Your task> Write out each line exactly as given. Leave the pictures out of your copy.

Information supplied>

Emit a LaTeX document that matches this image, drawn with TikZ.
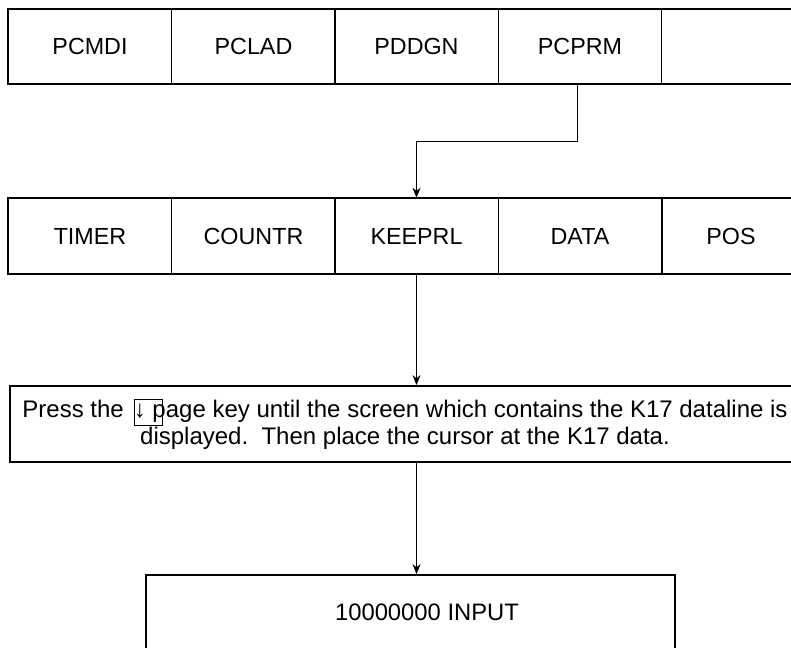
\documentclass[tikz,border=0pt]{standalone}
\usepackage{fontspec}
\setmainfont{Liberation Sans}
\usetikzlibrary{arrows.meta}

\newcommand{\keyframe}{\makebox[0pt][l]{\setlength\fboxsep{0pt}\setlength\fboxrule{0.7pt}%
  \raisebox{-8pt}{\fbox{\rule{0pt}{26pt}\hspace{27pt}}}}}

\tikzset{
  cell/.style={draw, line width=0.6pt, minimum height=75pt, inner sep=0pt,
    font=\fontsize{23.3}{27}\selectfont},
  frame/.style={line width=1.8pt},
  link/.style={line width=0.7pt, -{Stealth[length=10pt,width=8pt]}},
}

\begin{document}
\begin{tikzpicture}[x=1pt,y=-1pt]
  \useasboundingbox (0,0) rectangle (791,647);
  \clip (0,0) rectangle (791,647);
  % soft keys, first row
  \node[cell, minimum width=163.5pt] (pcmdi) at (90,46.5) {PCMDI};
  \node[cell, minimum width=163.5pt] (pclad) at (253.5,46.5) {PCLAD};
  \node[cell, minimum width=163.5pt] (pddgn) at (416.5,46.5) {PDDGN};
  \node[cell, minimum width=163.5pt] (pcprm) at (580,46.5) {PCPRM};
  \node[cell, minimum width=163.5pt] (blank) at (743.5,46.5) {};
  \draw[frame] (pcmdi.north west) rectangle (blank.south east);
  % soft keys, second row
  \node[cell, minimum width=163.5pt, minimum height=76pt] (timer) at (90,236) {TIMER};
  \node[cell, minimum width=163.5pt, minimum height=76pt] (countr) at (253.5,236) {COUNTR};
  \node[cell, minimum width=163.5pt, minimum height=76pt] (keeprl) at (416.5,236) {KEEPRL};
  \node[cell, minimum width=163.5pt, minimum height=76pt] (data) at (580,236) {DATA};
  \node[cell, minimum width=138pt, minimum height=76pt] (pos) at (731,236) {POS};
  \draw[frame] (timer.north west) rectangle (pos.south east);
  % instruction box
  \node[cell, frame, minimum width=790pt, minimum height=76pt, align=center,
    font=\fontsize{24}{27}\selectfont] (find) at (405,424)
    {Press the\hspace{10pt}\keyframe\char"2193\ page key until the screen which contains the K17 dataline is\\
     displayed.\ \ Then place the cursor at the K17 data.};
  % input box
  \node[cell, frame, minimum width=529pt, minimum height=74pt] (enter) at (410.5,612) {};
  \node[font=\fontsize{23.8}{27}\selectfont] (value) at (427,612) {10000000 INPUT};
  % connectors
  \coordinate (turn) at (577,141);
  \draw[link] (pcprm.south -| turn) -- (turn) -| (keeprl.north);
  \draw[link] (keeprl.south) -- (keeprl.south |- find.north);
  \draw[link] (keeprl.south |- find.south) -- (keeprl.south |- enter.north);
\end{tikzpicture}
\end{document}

Output for this exercise>
Emit a LaTeX document that matches this image, drawn with TikZ.
\documentclass[tikz,border=0pt]{standalone}
\usepackage{fontspec}
\setmainfont{Liberation Sans}
\usetikzlibrary{arrows.meta}

\newcommand{\keyframe}{\makebox[0pt][l]{\setlength\fboxsep{0pt}\setlength\fboxrule{0.7pt}%
  \raisebox{-8pt}{\fbox{\rule{0pt}{26pt}\hspace{27pt}}}}}

\tikzset{
  cell/.style={draw, line width=0.6pt, minimum height=75pt, inner sep=0pt,
    font=\fontsize{23.3}{27}\selectfont},
  frame/.style={line width=1.8pt},
  link/.style={line width=0.7pt, -{Stealth[length=10pt,width=8pt]}},
}

\begin{document}
\begin{tikzpicture}[x=1pt,y=-1pt]
  \useasboundingbox (0,0) rectangle (791,647);
  \clip (0,0) rectangle (791,647);
  % soft keys, first row
  \node[cell, minimum width=163.5pt] (pcmdi) at (90,46.5) {PCMDI};
  \node[cell, minimum width=163.5pt] (pclad) at (253.5,46.5) {PCLAD};
  \node[cell, minimum width=163.5pt] (pddgn) at (416.5,46.5) {PDDGN};
  \node[cell, minimum width=163.5pt] (pcprm) at (580,46.5) {PCPRM};
  \node[cell, minimum width=163.5pt] (blank) at (743.5,46.5) {};
  \draw[frame] (pcmdi.north west) rectangle (blank.south east);
  % soft keys, second row
  \node[cell, minimum width=163.5pt, minimum height=76pt] (timer) at (90,236) {TIMER};
  \node[cell, minimum width=163.5pt, minimum height=76pt] (countr) at (253.5,236) {COUNTR};
  \node[cell, minimum width=163.5pt, minimum height=76pt] (keeprl) at (416.5,236) {KEEPRL};
  \node[cell, minimum width=163.5pt, minimum height=76pt] (data) at (580,236) {DATA};
  \node[cell, minimum width=138pt, minimum height=76pt] (pos) at (731,236) {POS};
  \draw[frame] (timer.north west) rectangle (pos.south east);
  % instruction box
  \node[cell, frame, minimum width=790pt, minimum height=76pt, align=center,
    font=\fontsize{24}{27}\selectfont] (find) at (405,424)
    {Press the\hspace{10pt}\keyframe\char"2193\ page key until the screen which contains the K17 dataline is\\
     displayed.\ \ Then place the cursor at the K17 data.};
  % input box
  \node[cell, frame, minimum width=529pt, minimum height=74pt] (enter) at (410.5,612) {};
  \node[font=\fontsize{23.8}{27}\selectfont] (value) at (427,612) {10000000 INPUT};
  % connectors
  \coordinate (turn) at (577,141);
  \draw[link] (pcprm.south -| turn) -- (turn) -| (keeprl.north);
  \draw[link] (keeprl.south) -- (keeprl.south |- find.north);
  \draw[link] (keeprl.south |- find.south) -- (keeprl.south |- enter.north);
\end{tikzpicture}
\end{document}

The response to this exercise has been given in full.